Coronavirus: New methodology better, but why the delay?

Patients in the Wuhan Fangcang hospital, a makeshift hospital to treat Covid-19 patients in Wuhan, China, on Feb 14, 2020.
Patients in the Wuhan Fangcang hospital, a makeshift hospital to treat Covid-19 patients in Wuhan, China, on Feb 14, 2020.PHOTO: EPA-EFE

After a day in which infection numbers spiked because of a new method of tabulating cases, doctors say the change in approach will allow China to manage the coronavirus outbreak better.

Infection numbers reported on Thursday showed a jump of nearly 16,000 cases across China. There were 14,840 in the epicentre of Hubei province, with more than 13,000 counted using the new guidelines.

Scientists feared this could represent the tip of an iceberg, with the true scale of the spread vastly under-reported, but health officials said the startling increase was due to retroactively tabulated cases.
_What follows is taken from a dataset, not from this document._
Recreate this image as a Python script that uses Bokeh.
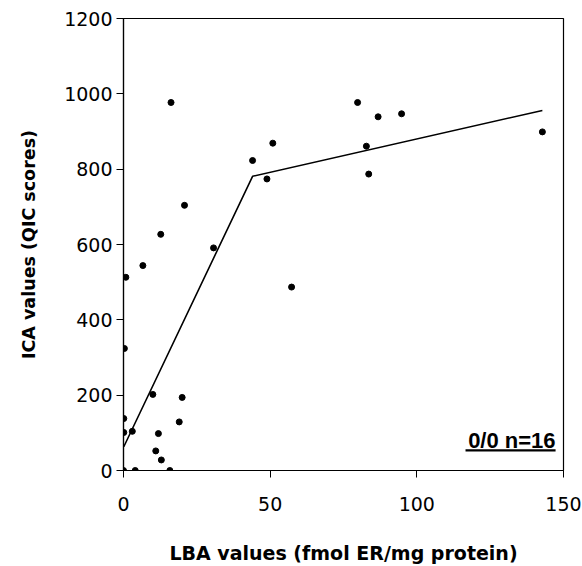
from bokeh.plotting import figure
from bokeh.models import Range1d, FixedTicker, Label, BoxAnnotation
from bokeh.embed import file_html
from bokeh.resources import INLINE

# Data
lba = [16.2, 50.9, 44.0, 48.9, 20.8, 12.7, 30.7, 6.6, 0.8, 57.3, 0.3, 10.0, 20.0,
       0.1, 0.1, 3.0, 19.0, 11.9, 11.0, 12.9, 0.0, 4.0, 15.8,
       79.8, 86.8, 94.8, 82.8, 83.6, 142.8]
ica = [977, 869, 823, 774, 704, 627, 591, 544, 513, 487, 324, 202, 194,
       138, 101, 104, 129, 98, 52, 28, 0, 0, 0,
       977, 939, 947, 861, 787, 899]
fit_x = [0.1, 44.0, 142.8]
fit_y = [63, 781, 956]
x_ticks = [0, 50, 100, 150]
y_ticks = [0, 200, 400, 600, 800, 1000, 1200]
note = "0/0 n=16"

p = figure(width=582, height=566, output_backend="svg", toolbar_location=None,
           x_range=Range1d(0, 150), y_range=Range1d(0, 1200),
           min_border_left=123, min_border_right=19, min_border_top=18, min_border_bottom=92)

p.xgrid.visible = False
p.ygrid.visible = False
p.outline_line_color = "black"
p.outline_line_width = 1.2
p.background_fill_color = "white"
p.border_fill_color = "white"

for ax in (p.xaxis[0], p.yaxis[0]):
    ax.axis_line_color = "black"
    ax.axis_line_width = 1.2
    ax.major_tick_line_color = "black"
    ax.major_tick_in = 0
    ax.major_tick_out = 7
    ax.minor_tick_line_color = None
    ax.major_label_text_font = "DejaVu Sans"
    ax.major_label_text_font_size = "19px"
    ax.major_label_text_color = "black"
    ax.axis_label_text_font = "DejaVu Sans"
    ax.axis_label_text_font_style = "bold"
    ax.axis_label_text_color = "black"

p.xaxis.axis_label_text_font_size = "19px"
p.yaxis.axis_label_text_font_size = "17.5px"
p.xaxis.ticker = FixedTicker(ticks=x_ticks)
p.yaxis.ticker = FixedTicker(ticks=y_ticks)
p.xaxis.axis_label = "LBA values (fmol ER/mg protein)"
p.yaxis.axis_label = "ICA values (QIC scores)"
p.xaxis.major_label_standoff = 19
p.yaxis.major_label_standoff = 4
p.xaxis.axis_label_standoff = 28
p.yaxis.axis_label_standoff = 22

p.line(fit_x, fit_y, line_color="black", line_width=1.6)
p.scatter(lba, ica, size=6, fill_color="black", line_color="black")

p.add_layout(Label(x=147.3, y=79, text=note, text_align="right", text_baseline="alphabetic",
                   text_font="Liberation Sans", text_font_style="bold",
                   text_font_size="22px", text_color="black"))
p.add_layout(BoxAnnotation(left=116.6, right=147.3, bottom=50.5, top=56.5,
                           fill_color="black", fill_alpha=1.0, line_color=None))

open("out.html", "w").write(file_html(p, INLINE))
"Crucially, we understand that most of these cases relate to a period going back over days and weeks and are retrospectively reported as cases, sometimes back to the beginning of the outbreak itself," said head of the World Health Organisation's (WHO) health emergencies programme Mike Ryan.
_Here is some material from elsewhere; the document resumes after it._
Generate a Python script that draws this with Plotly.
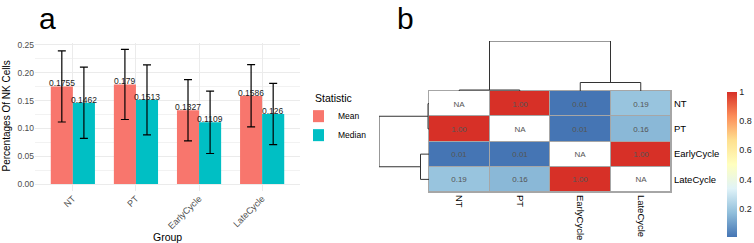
import plotly.graph_objects as go

W, H = 754, 243
FONT = "Liberation Sans, Arial, Helvetica, sans-serif"

# ---------------- data: panel a ----------------
groups = ["NT", "PT", "EarlyCycle", "LateCycle"]
mean_vals = [0.1755, 0.179, 0.1327, 0.1586]
median_vals = [0.1462, 0.1513, 0.1109, 0.126]
mean_err = [0.064, 0.063, 0.055, 0.056]
median_err = [0.064, 0.063, 0.056, 0.055]
y_ticks = [0.00, 0.05, 0.10, 0.15, 0.20, 0.25]

# ---------------- data: panel b ----------------
hm_labels = ["NT", "PT", "EarlyCycle", "LateCycle"]
hm_values = [
    [None, 1.00, 0.01, 0.19],
    [1.00, None, 0.01, 0.16],
    [0.01, 0.01, None, 1.00],
    [0.19, 0.16, 1.00, None],
]
# dendrogram merges: (left node, right node, height); leaves 0..3, new nodes 4,5,...
dendro_merges = [(0, 1, 0.02), (2, 3, 0.17), (4, 5, 1.0)]
cbar_ticks = [0.2, 0.4, 0.6, 0.8, 1.0]
cbar_ticktext = ["0.2", "0.4", "0.6", "0.8", "1"]

rdylbu7 = ["#4575B4", "#91BFDB", "#E0F3F8", "#FFFFBF", "#FEE090", "#FC8D59", "#D73027"]
colorscale = [[i / 6, c] for i, c in enumerate(rdylbu7)]


def px_x(p):
    return p / W


def px_y(p):
    return 1 - p / H


fig = go.Figure()

# ---- bars ----
fig.add_trace(go.Bar(
    x=groups, y=mean_vals, name="Mean", marker=dict(color="#F8766D", line=dict(width=0)),
    error_y=dict(type="data", array=mean_err, color="black", thickness=1.2, width=4),
    xaxis="x", yaxis="y"))
fig.add_trace(go.Bar(
    x=groups, y=median_vals, name="Median", marker=dict(color="#00BFC4", line=dict(width=0)),
    error_y=dict(type="data", array=median_err, color="black", thickness=1.2, width=4),
    xaxis="x", yaxis="y"))

# value labels (placed at each bar top through the axes)
bar_labels = []
for vals, shift in ((mean_vals, -11), (median_vals, 11)):
    for g, v in zip(groups, vals):
        bar_labels.append(dict(
            x=g, y=v, xref="x", yref="y", text=str(v), showarrow=False,
            xanchor="center", yanchor="bottom", xshift=shift, yshift=-4,
            font=dict(size=8.5, color="#1a1a1a", family=FONT)))

# ---- heatmap (border layer, white layer, values) ----
n = len(hm_labels)
idx = list(range(n))
fig.add_trace(go.Heatmap(
    z=[[1] * n for _ in idx], x=idx, y=idx, colorscale=[[0, "#A6A6A6"], [1, "#A6A6A6"]],
    showscale=False, hoverinfo="skip", xaxis="x2", yaxis="y2"))
fig.add_trace(go.Heatmap(
    z=[[1] * n for _ in idx], x=idx, y=idx, colorscale=[[0, "white"], [1, "white"]],
    showscale=False, hoverinfo="skip", xgap=1, ygap=1, xaxis="x2", yaxis="y2"))
cell_text = [["NA" if v is None else f"{v:.2f}" for v in row] for row in hm_values]
fig.add_trace(go.Heatmap(
    z=hm_values, x=idx, y=idx, colorscale=colorscale, zmin=0.01, zmax=1.0,
    xgap=1, ygap=1, text=cell_text, texttemplate="%{text}",
    textfont=dict(size=8, color="#555555", family=FONT),
    colorbar=dict(
        x=px_x(727), xanchor="left", xpad=0, ypad=0,
        y=px_y(164.2), yanchor="middle", lenmode="pixels", len=145,
        thickness=10, outlinewidth=0, ticks="",
        tickvals=cbar_ticks, ticktext=cbar_ticktext,
        tickfont=dict(size=9, color="#222222", family=FONT)),
    xaxis="x2", yaxis="y2"))

# ---- dendrograms ----
def dendro_segments(merges, n_leaves):
    pos = {i: (float(i), 0.0) for i in range(n_leaves)}
    xs, hs = [], []
    nid = n_leaves
    for a, b, h in merges:
        (xa, ha), (xb, hb) = pos[a], pos[b]
        xs += [xa, xa, xb, xb, None]
        hs += [ha, h, h, hb, None]
        pos[nid] = ((xa + xb) / 2, h)
        nid += 1
    return xs, hs


dx, dh = dendro_segments(dendro_merges, n)
fig.add_trace(go.Scatter(x=dx, y=dh, mode="lines", line=dict(color="#333333", width=1),
                         hoverinfo="skip", showlegend=False, cliponaxis=False,
                         xaxis="x3", yaxis="y3"))
fig.add_trace(go.Scatter(x=dh, y=dx, mode="lines", line=dict(color="#333333", width=1),
                         hoverinfo="skip", showlegend=False, cliponaxis=False,
                         xaxis="x4", yaxis="y4"))

hidden = dict(visible=False, showgrid=False, zeroline=False, automargin=False)

fig.update_layout(
    width=W, height=H, autosize=False,
    margin=dict(l=0, r=0, t=0, b=0),
    paper_bgcolor="white", plot_bgcolor="white",
    font=dict(family=FONT, color="black"),
    barmode="group", bargap=0.3, bargroupgap=0,
    showlegend=True,
    legend=dict(
        x=px_x(313), xanchor="left", y=px_y(88), yanchor="top",
        title=dict(text="Statistic", font=dict(size=10.5, color="black", family=FONT)),
        font=dict(size=8.5, color="black", family=FONT), indentation=-15,
        bgcolor="rgba(0,0,0,0)", itemwidth=30, tracegroupgap=0),
    xaxis=dict(
        domain=[px_x(35), px_x(300)], range=[-0.6, 3.6], automargin=False,
        showgrid=True, gridcolor="#EBEBEB", gridwidth=1, zeroline=False,
        tickangle=-45, ticks="", tickfont=dict(size=9, color="#4D4D4D", family=FONT),
        showline=False),
    yaxis=dict(
        domain=[px_y(190.7), px_y(43.3)], range=[-0.012, 0.253], automargin=False,
        tickvals=y_ticks, tickformat=".2f", ticks="",
        showgrid=True, gridcolor="#EBEBEB", gridwidth=1, zeroline=False,
        minor=dict(dtick=0.025, tick0=0, showgrid=True, gridcolor="#F2F2F2", gridwidth=0.6),
        tickfont=dict(size=8.5, color="#4D4D4D", family=FONT), showline=False),
    xaxis2=dict(
        domain=[px_x(429), px_x(671)], range=[-0.5, 3.5], automargin=False,
        tickvals=idx, ticktext=hm_labels, tickangle=90, ticks="",
        tickfont=dict(size=9.5, color="black", family=FONT),
        showgrid=False, zeroline=False,
        showline=True, mirror=True, linecolor="#A6A6A6", linewidth=1, anchor="y2"),
    yaxis2=dict(
        domain=[px_y(192), px_y(91)], range=[3.5, -0.5], automargin=False,
        tickvals=idx, ticktext=hm_labels, side="right", ticks="",
        tickfont=dict(size=9.5, color="black", family=FONT),
        showgrid=False, zeroline=False,
        showline=True, mirror=True, linecolor="#A6A6A6", linewidth=1, anchor="x2"),
    xaxis3=dict(domain=[px_x(429), px_x(671)], range=[-0.5, 3.5], anchor="y3", **hidden),
    yaxis3=dict(domain=[px_y(91), px_y(41)], range=[0, 1.0], anchor="x3", **hidden),
    xaxis4=dict(domain=[px_x(379), px_x(429)], range=[1.0, 0], anchor="y4", **hidden),
    yaxis4=dict(domain=[px_y(192), px_y(91)], range=[3.5, -0.5], anchor="x4", **hidden),
    annotations=bar_labels + [
        dict(text="a", x=px_x(37), y=px_y(19), xref="paper", yref="paper",
             xanchor="left", yanchor="middle", showarrow=False,
             font=dict(size=30, color="black", family=FONT)),
        dict(text="b", x=px_x(395), y=px_y(19), xref="paper", yref="paper",
             xanchor="left", yanchor="middle", showarrow=False,
             font=dict(size=30, color="black", family=FONT)),
        dict(text="Group", x=px_x(167.5), y=px_y(237.3), xref="paper", yref="paper",
             xanchor="center", yanchor="middle", showarrow=False,
             font=dict(size=10.5, color="black", family=FONT)),
        dict(text="Percentages Of NK Cells", x=px_x(6), y=px_y(116.5), xref="paper",
             yref="paper", xanchor="center", yanchor="middle", textangle=-90,
             showarrow=False, font=dict(size=10, color="black", family=FONT)),
    ],
)

fig.write_html("out.html", config={"displayModeBar": False},
               post_script="document.body.style.margin='0';document.body.style.padding='0';")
"We have seen this spike in the number of cases reported in China, but this does not represent a significant change in the trajectory of the outbreak," he told a news conference at the WHO headquarters in Geneva.

China's National Health Commission yesterday reported an increase of 5,093 infections on Thursday - 3,095 in Hubei were diagnosed through the "clinical methods" of the new guidelines.
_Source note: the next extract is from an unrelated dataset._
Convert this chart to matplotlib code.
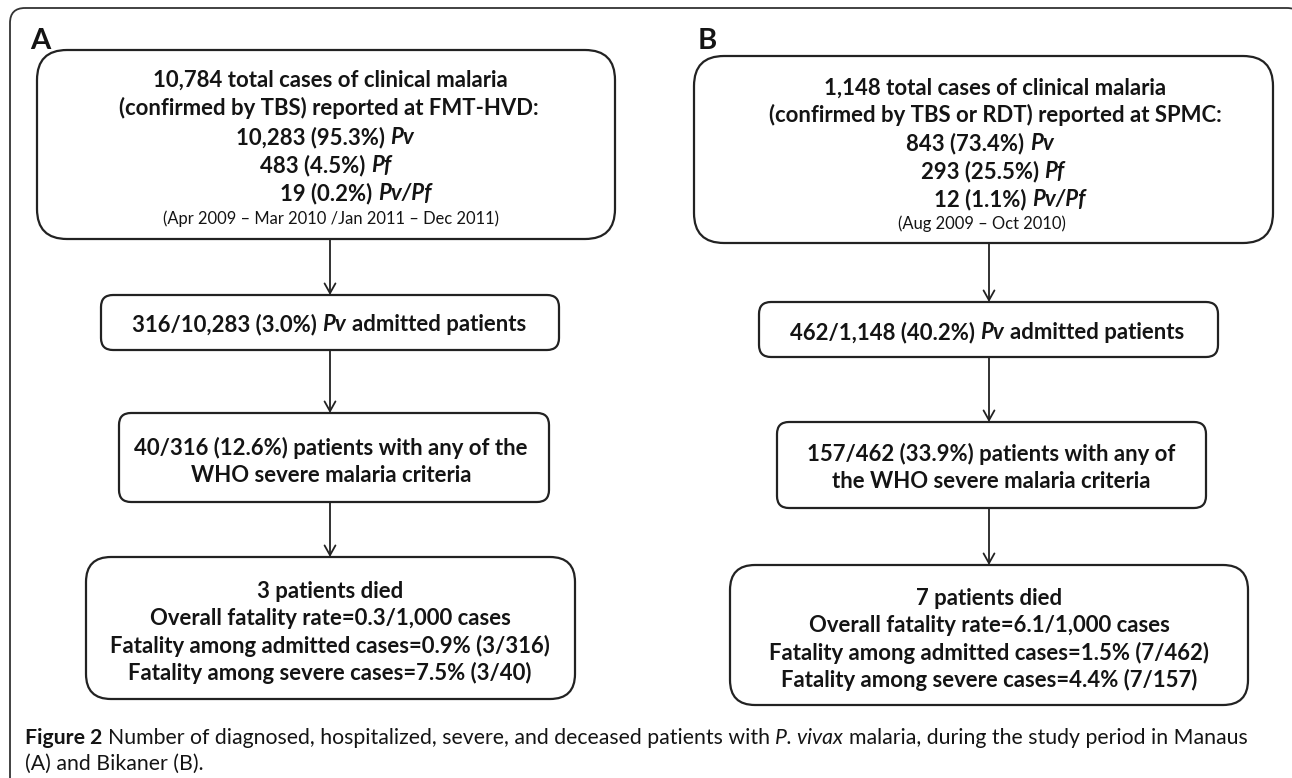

Beginning on Wednesday, Hubei province said that a "clinical confirmation" would suffice, meaning that a patient with symptoms who either had a history of contact with confirmed cases or a positive computed tomography scan showing signs of pneumonia could now be considered a confirmed case without a lab test. Known as "probable cases" in epidemic terminology, they are used by scientists to track the scale of an outbreak.

Under the previous methodology, cases could be confirmed only through a positive laboratory test, in line with WHO guidelines.

But healthcare workers have complained of a lack of test kits in Hubei, where samples can sometimes take up to two days to be confirmed, and where there was a shortage of medical staff. Infectious disease specialists have also said this means the number of confirmed cases in a day were limited by a laboratory's capabilities.

 
 
 
 

"Experienced doctors all know that loopholes exist in nucleic acid testing," a radiologist at one of Wuhan's top hospitals, who asked not to be identified, told Caixin magazine. Such "false negatives" can be caused by tests that may not be sensitive, issues with handling samples and even the quality of them.

It is also unclear why Hubei province took a week before it implemented the new criteria, though doctors have said the new counting method allows for China to better manage the disease's spread.

Overcrowded hospitals previously meant that patients who were not seriously ill or confirmed cases were sent home to await their results, potentially spreading the virus within their communities.

Professor Benjamin Cowling, an epidemiologist at Hong Kong University's School of Public Health, said this method of diagnosis "makes a lot more sense".

"We have always known that there are more coronavirus infections than indicated by the number of confirmed cases, partly because not everyone who has got pneumonia has been tested, and partly because many people with the coronavirus infection don't have pneumonia and are not eligible to be tested, and are not even eligible to be considered for testing in general," he said.